The business started as a pop-up restaurant. In September 2019, Jackson-Glidden described plans for Mestizo to open on November 15. The restaurant opened in November 30. Ketsuda "Nan" Chaison is a co-founder and an owner. Mestizo has hosted various pop-ups, including Chelo, HeyDay, Kumare, Mitate, Plant Based Papi, Tikim, and Tume.

Like many restaurants, the business faced challenges during the COVID-19 pandemic. In 2022, Mestizo was featured in Yelp's "Turn the Tables" campaign, which highlighted "businesses that pivoted to face the newfound challenges" of the pandemic, according to the Portland Business Journal.
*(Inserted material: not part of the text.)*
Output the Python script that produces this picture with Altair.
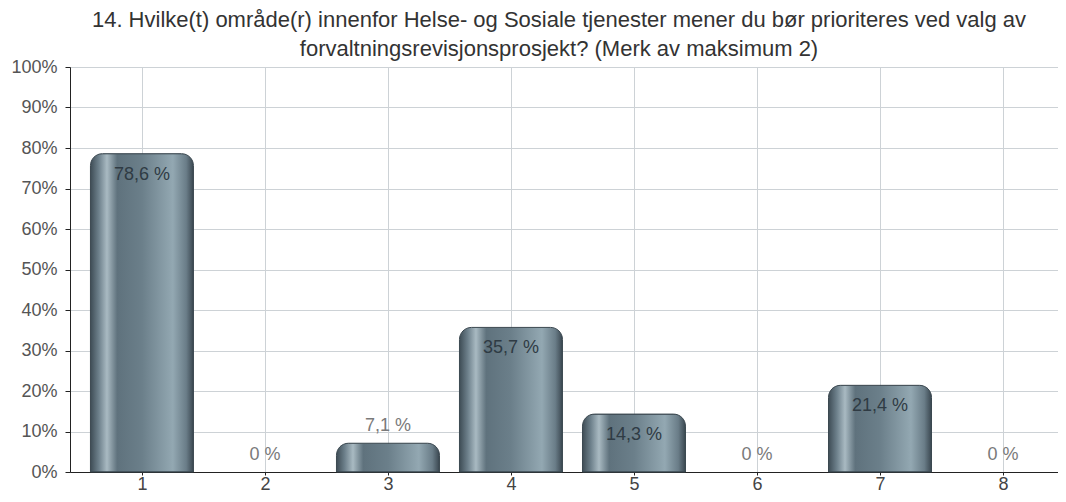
import altair as alt
import pandas as pd

categories = [1, 2, 3, 4, 5, 6, 7, 8]
values = [78.6, 0, 7.1, 35.7, 14.3, 0, 21.4, 0]
labels = ["78,6 %", "0 %", "7,1 %", "35,7 %", "14,3 %", "0 %", "21,4 %", "0 %"]
y_ticks = [0, 10, 20, 30, 40, 50, 60, 70, 80, 90, 100]

df = pd.DataFrame({"cat": categories, "val": values, "label": labels})

FONT = "Liberation Sans"

x_enc = alt.X("cat:Q", scale=alt.Scale(domain=[0.415, 8.447], nice=False, zero=False, padding=0),
              axis=alt.Axis(values=categories, format="d", title=None, grid=True,
                            gridColor="#cdd2d6", gridWidth=1,
                            domainColor="#222", tickColor="#222", tickSize=3,
                            labelFontSize=18, labelColor="#444", labelFont=FONT,
                            labelPadding=0))
y_scale = alt.Scale(domain=[0, 100], nice=False, padding=0)

grad = alt.LinearGradient(
    gradient="linear", x1=0, x2=1, y1=0, y2=0,
    stops=[
        alt.GradientStop(offset=0, color="#3e4c55"),
        alt.GradientStop(offset=0.08, color="#6d808b"),
        alt.GradientStop(offset=0.16, color="#a9bac2"),
        alt.GradientStop(offset=0.26, color="#5f727d"),
        alt.GradientStop(offset=0.5, color="#6b7f8a"),
        alt.GradientStop(offset=0.8, color="#93a8b2"),
        alt.GradientStop(offset=0.93, color="#6a7d88"),
        alt.GradientStop(offset=1, color="#3a4750"),
    ],
)

bars = alt.Chart(df).transform_filter("datum.val > 0").mark_bar(
    size=103, color=grad, cornerRadiusTopLeft=12, cornerRadiusTopRight=12,
    stroke="#3b4850", strokeWidth=1
).encode(
    x=x_enc,
    y=alt.Y("val:Q", scale=y_scale,
            axis=alt.Axis(values=y_ticks, labelExpr="datum.value + '%'", title=None,
                          grid=True, gridColor="#cdd2d6", gridWidth=1,
                          domainColor="#222", tickColor="#222", tickSize=5,
                          labelFontSize=18, labelColor="#555", labelFont=FONT,
                          labelPadding=8)),
)

inside = alt.Chart(df).transform_filter("datum.val >= 10").mark_text(
    dy=21, fontSize=18, font=FONT, color="#2f3b44"
).encode(x="cat:Q", y=alt.Y("val:Q", scale=y_scale), text="label:N")

outside = alt.Chart(df).transform_filter("datum.val < 10").mark_text(
    dy=-17, fontSize=18, font=FONT, color="#7a7a7a"
).encode(x="cat:Q", y=alt.Y("val:Q", scale=y_scale), text="label:N")

chart = alt.layer(bars, inside, outside).properties(
    width=988, height=405,
    autosize=alt.AutoSizeParams(type="none"),
    padding={"left": 62, "top": 59, "right": 0, "bottom": 22},
    title=alt.Title(
        ["14. Hvilke(t) område(r) innenfor Helse- og Sosiale tjenester mener du bør prioriteres ved valg av",
         "forvaltningsrevisjonsprosjekt? (Merk av maksimum 2)"],
        fontSize=22, font=FONT, fontWeight="normal", color="#333",
        anchor="middle", offset=5, lineHeight=29, dx=-5, dy=8,
    ),
).configure_view(
    fill="#e6e9ec", stroke="#aaaaaa", strokeWidth=1
).configure(background="white")

chart.save("out.html", embed_options={"renderer": "svg", "actions": False})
Libre, Norah, and Phaya have been described as sibling establishments to Mestizo.

== Reception ==
Jenni Moore included Mestizo in Eater Portlands 2020 overview of thirteen "standout" vegetarian meals in the city. She also included the business in a 2022 overview of the metropolitan area's best fish tacos. Waz Wu included Mestizo in the website's 2023 list of the city's "primo special occasion" restaurants for vegetarians and vegans. Maya MacEvoy and Nathan Williams included the business in Eater Portlands 2023 overview of the city's best ceviche. The website's Zoe Baillargeon included Mestizo in a 2025 list of the best restaurants along Division Street. Sararosa Davies included the business in the website's 2025 overview of the city's best gluten-free bakeries and restaurants.

Mestizo placed second in the Best Gluten-Free Restaurant category of Willamette Weeks annual 'Best of Portland' readers' poll in 2024. The restaurant was a finalist in the same category in 2025.